§ What you need to do
Begin with the first line and repeat exactly through the line containing "from bokeh.resources import INLINE"; leave every image out.

□ □ □

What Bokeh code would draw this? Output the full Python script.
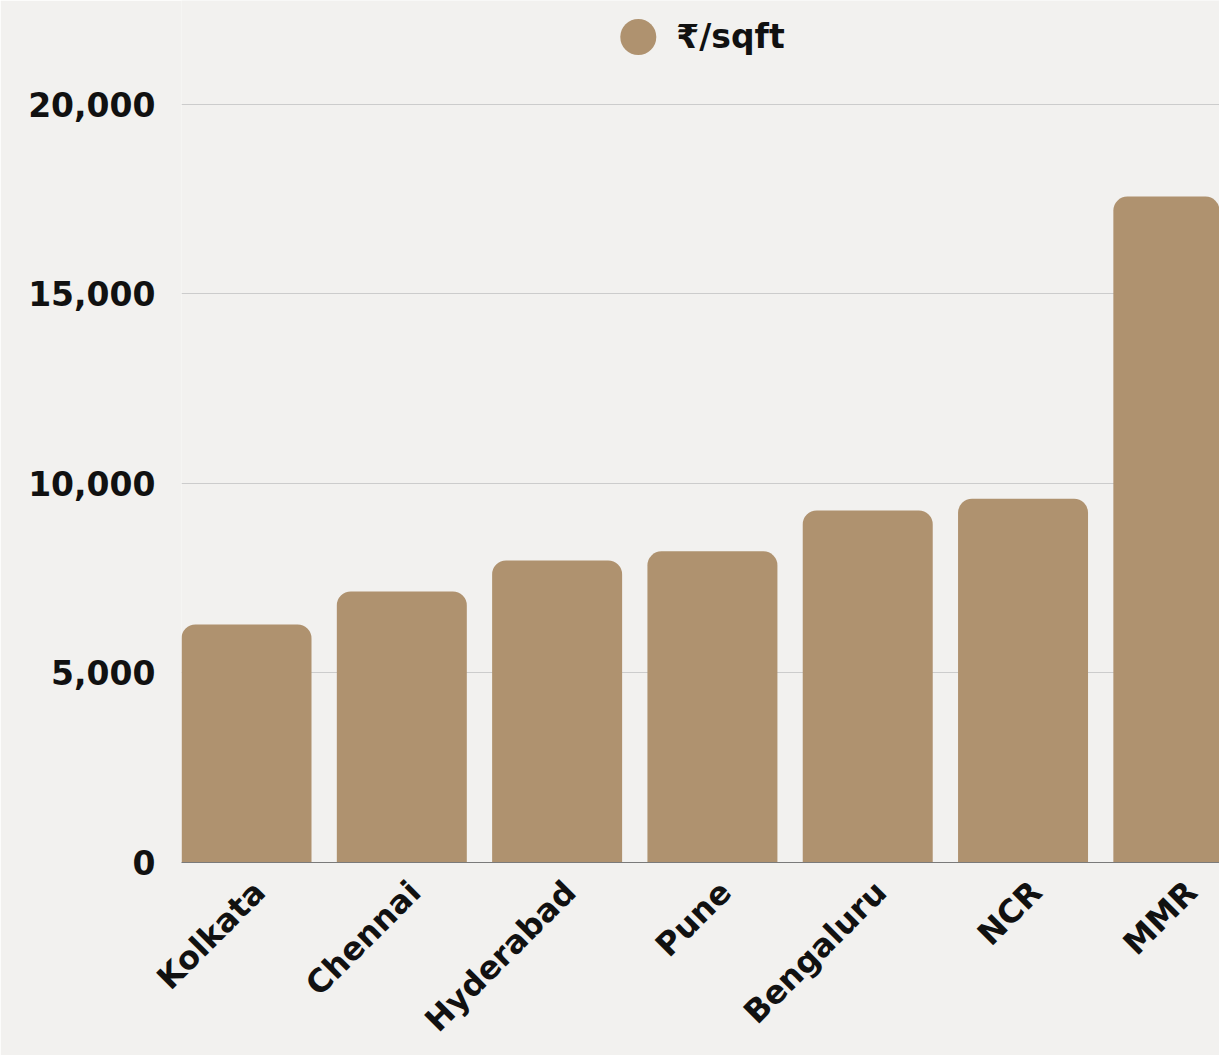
import math
import numpy as np
from bokeh.plotting import figure
from bokeh.models import (Range1d, FixedTicker, NumeralTickFormatter, Legend,
                          LegendItem, ColumnDataSource)
from bokeh.embed import file_html
from bokeh.resources import INLINE

cities = ["Kolkata", "Chennai", "Hyderabad", "Pune", "Bengaluru", "NCR", "MMR"]
price = [6280, 7150, 7970, 8210, 9290, 9600, 17570]
series_name = "₹/sqft"
y_ticks = [0, 5000, 10000, 15000, 20000]

BAR = "#AF926F"
BG = "#F2F1EF"
FONT = "DejaVu Sans"

x = list(range(len(cities)))
src = ColumnDataSource(dict(x=x, price=price, city=cities))

X0, X1 = -0.4186, 6.265
LABEL_SHIFT = 0.084  # category-label offset to the right (in category units)

p = figure(width=1219, height=1055,
           x_range=Range1d(X0, X1), y_range=Range1d(0, 22744),
           output_backend="svg", toolbar_location=None,
           min_border_left=181, min_border_right=0,
           min_border_top=0, min_border_bottom=193)
p.extra_x_ranges = {"lab": Range1d(X0 - LABEL_SHIFT, X1 - LABEL_SHIFT)}
p.background_fill_color = BG
p.border_fill_color = BG
p.outline_line_color = None

p.vbar(x="x", top="price", width=0.837, source=src, fill_color=BAR,
       line_color=None, border_radius=(14, 14, 0, 0))

# legend proxy (not drawn in the plot area: NaN position)
proxy = p.ellipse(x=np.array([np.nan]), y=np.array([np.nan]),
                  width=36, height=36, width_units="screen", height_units="screen",
                  fill_color=BAR, line_color=None)
legend = Legend(items=[LegendItem(label=series_name, renderers=[proxy])],
                location="top_center", orientation="horizontal",
                glyph_width=45, glyph_height=45, label_standoff=16,
                label_text_font=FONT, label_text_font_size="33px",
                label_text_font_style="bold", label_text_color="#111111",
                label_text_baseline="middle",
                background_fill_alpha=0, border_line_alpha=0,
                padding=0, margin=14)
p.add_layout(legend)

p.xgrid.visible = False
p.ygrid.grid_line_color = "#CCCCCC"
p.ygrid.grid_line_width = 1

p.yaxis.ticker = FixedTicker(ticks=y_ticks)
p.yaxis.formatter = NumeralTickFormatter(format="0,0")
p.yaxis.axis_line_color = None
p.yaxis.major_tick_line_color = None
p.yaxis.minor_tick_line_color = None
p.yaxis.major_label_standoff = 20
p.yaxis.major_label_text_font = FONT
p.yaxis.major_label_text_font_size = "33px"
p.yaxis.major_label_text_font_style = "bold"
p.yaxis.major_label_text_color = "#111111"

xa = p.xaxis[0]
xa.x_range_name = "lab"
xa.ticker = FixedTicker(ticks=x)
xa.major_label_overrides = {i: c for i, c in zip(x, cities)}
xa.major_label_orientation = math.pi / 4
xa.axis_line_color = "#7A7A7A"
xa.axis_line_width = 1
xa.major_tick_line_color = None
xa.minor_tick_line_color = None
xa.major_tick_out = 0
xa.major_tick_in = 0
xa.major_label_standoff = 24
xa.major_label_text_font = FONT
xa.major_label_text_font_size = "32px"
xa.major_label_text_font_style = "bold"
xa.major_label_text_color = "#111111"

open("out.html", "w").write(file_html(p, INLINE))
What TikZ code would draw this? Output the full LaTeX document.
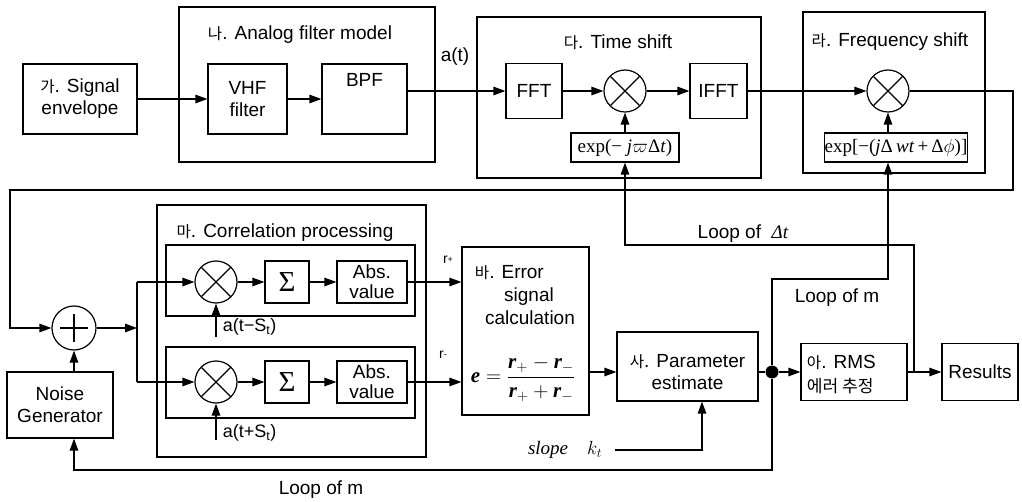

□ □ □

§ Result of this task
What Bokeh code would draw this? Output the full Python script.
import math
import numpy as np
from bokeh.plotting import figure
from bokeh.models import (Range1d, FixedTicker, NumeralTickFormatter, Legend,
                          LegendItem, ColumnDataSource)
from bokeh.embed import file_html
from bokeh.resources import INLINE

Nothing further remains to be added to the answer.